Begin Input records

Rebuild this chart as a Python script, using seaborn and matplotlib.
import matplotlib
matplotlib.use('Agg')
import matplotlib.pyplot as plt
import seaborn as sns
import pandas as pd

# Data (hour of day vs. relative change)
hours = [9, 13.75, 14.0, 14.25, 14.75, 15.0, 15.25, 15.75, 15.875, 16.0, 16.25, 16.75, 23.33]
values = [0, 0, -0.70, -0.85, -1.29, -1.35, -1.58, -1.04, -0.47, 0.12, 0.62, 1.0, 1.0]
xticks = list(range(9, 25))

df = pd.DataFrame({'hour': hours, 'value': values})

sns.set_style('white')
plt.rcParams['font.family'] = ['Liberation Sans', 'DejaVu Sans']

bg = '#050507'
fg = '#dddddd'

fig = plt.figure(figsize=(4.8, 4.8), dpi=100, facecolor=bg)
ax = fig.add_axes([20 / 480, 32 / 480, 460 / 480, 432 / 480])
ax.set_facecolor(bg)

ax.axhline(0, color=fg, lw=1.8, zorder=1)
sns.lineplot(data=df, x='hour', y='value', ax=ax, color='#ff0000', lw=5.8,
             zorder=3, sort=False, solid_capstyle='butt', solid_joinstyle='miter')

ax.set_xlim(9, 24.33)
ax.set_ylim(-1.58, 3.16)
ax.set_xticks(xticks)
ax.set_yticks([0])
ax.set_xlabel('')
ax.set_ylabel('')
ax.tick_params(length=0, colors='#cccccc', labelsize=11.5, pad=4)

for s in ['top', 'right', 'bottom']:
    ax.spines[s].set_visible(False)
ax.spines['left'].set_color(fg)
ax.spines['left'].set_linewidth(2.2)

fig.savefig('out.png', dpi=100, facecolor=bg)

End Input records
Begin Input records

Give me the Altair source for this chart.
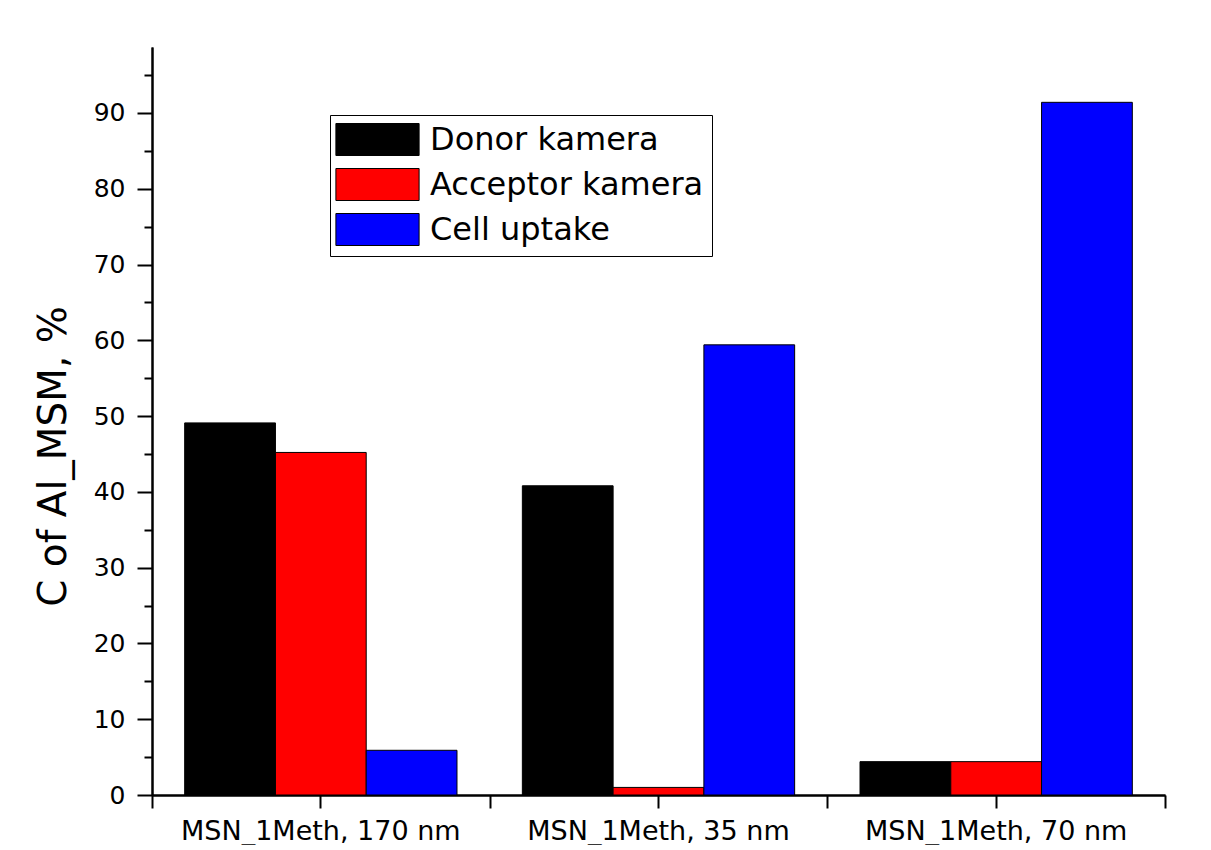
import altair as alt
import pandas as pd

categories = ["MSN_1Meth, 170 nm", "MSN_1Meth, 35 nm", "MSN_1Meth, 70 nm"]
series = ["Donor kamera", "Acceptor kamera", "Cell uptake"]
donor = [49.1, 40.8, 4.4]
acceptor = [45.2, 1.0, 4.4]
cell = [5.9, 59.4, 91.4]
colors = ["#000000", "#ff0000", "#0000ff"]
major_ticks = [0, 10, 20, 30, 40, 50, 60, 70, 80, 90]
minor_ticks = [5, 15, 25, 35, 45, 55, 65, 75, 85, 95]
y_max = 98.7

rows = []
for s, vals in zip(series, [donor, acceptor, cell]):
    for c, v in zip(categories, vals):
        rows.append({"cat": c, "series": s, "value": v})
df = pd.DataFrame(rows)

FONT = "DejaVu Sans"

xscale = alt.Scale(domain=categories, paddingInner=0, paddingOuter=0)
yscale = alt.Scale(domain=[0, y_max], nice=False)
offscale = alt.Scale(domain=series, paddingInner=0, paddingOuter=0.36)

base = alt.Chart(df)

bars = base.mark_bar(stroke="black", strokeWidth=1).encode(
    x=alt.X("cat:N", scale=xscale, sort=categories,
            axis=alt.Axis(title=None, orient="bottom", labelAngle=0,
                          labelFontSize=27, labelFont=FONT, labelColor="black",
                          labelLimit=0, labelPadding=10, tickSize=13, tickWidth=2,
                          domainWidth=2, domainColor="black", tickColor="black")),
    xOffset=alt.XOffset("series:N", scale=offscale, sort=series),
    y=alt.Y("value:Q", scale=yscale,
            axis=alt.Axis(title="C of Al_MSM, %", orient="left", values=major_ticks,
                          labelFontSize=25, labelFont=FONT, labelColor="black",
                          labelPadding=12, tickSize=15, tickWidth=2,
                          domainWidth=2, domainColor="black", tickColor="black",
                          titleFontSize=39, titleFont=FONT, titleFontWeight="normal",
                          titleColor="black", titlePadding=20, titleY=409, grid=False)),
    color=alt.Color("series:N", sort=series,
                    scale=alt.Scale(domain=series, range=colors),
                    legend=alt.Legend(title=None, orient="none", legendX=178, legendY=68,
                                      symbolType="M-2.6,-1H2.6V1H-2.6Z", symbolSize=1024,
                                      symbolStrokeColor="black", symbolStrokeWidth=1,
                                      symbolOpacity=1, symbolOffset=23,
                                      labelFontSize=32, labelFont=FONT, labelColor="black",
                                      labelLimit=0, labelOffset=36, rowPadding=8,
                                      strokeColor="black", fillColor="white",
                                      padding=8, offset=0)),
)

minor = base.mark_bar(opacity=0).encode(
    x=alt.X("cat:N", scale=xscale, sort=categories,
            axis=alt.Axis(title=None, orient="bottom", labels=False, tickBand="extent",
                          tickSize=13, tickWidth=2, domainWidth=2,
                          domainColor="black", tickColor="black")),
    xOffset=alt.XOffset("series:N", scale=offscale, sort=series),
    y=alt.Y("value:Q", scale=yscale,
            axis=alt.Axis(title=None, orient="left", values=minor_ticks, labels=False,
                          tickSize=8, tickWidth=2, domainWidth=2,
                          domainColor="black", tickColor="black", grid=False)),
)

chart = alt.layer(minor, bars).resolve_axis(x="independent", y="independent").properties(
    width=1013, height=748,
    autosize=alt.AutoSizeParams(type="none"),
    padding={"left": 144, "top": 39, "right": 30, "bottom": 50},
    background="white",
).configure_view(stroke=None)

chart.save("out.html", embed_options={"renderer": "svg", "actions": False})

End Input records
Begin Input records

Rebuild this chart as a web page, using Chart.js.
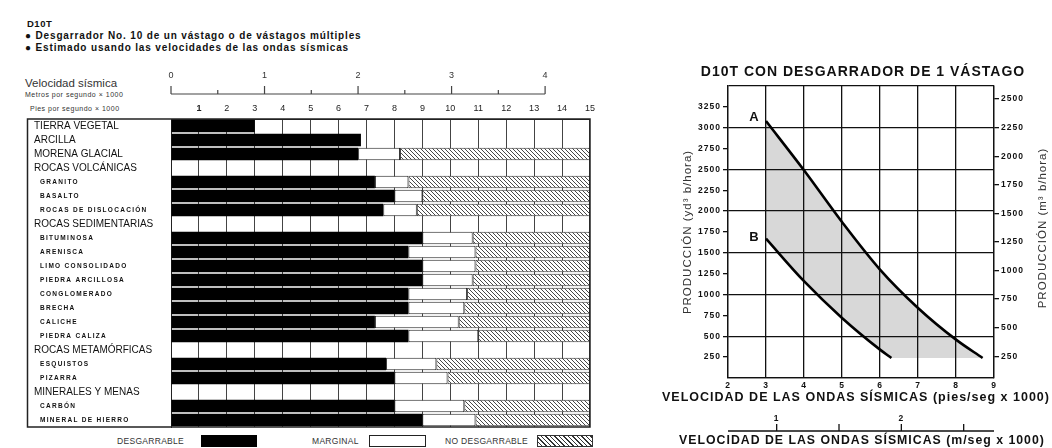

End Input records

**Work required**
Using the data above, extract exactly the lines from the one that holds "Rebuild this chart as a Python" to the one that holds "fig.savefig('out.png', dpi=100, facecolor=bg)", both ends included, and no others.

**Exercise solution**
Rebuild this chart as a Python script, using seaborn and matplotlib.
import matplotlib
matplotlib.use('Agg')
import matplotlib.pyplot as plt
import seaborn as sns
import pandas as pd

# Data (hour of day vs. relative change)
hours = [9, 13.75, 14.0, 14.25, 14.75, 15.0, 15.25, 15.75, 15.875, 16.0, 16.25, 16.75, 23.33]
values = [0, 0, -0.70, -0.85, -1.29, -1.35, -1.58, -1.04, -0.47, 0.12, 0.62, 1.0, 1.0]
xticks = list(range(9, 25))

df = pd.DataFrame({'hour': hours, 'value': values})

sns.set_style('white')
plt.rcParams['font.family'] = ['Liberation Sans', 'DejaVu Sans']

bg = '#050507'
fg = '#dddddd'

fig = plt.figure(figsize=(4.8, 4.8), dpi=100, facecolor=bg)
ax = fig.add_axes([20 / 480, 32 / 480, 460 / 480, 432 / 480])
ax.set_facecolor(bg)

ax.axhline(0, color=fg, lw=1.8, zorder=1)
sns.lineplot(data=df, x='hour', y='value', ax=ax, color='#ff0000', lw=5.8,
             zorder=3, sort=False, solid_capstyle='butt', solid_joinstyle='miter')

ax.set_xlim(9, 24.33)
ax.set_ylim(-1.58, 3.16)
ax.set_xticks(xticks)
ax.set_yticks([0])
ax.set_xlabel('')
ax.set_ylabel('')
ax.tick_params(length=0, colors='#cccccc', labelsize=11.5, pad=4)

for s in ['top', 'right', 'bottom']:
    ax.spines[s].set_visible(False)
ax.spines['left'].set_color(fg)
ax.spines['left'].set_linewidth(2.2)

fig.savefig('out.png', dpi=100, facecolor=bg)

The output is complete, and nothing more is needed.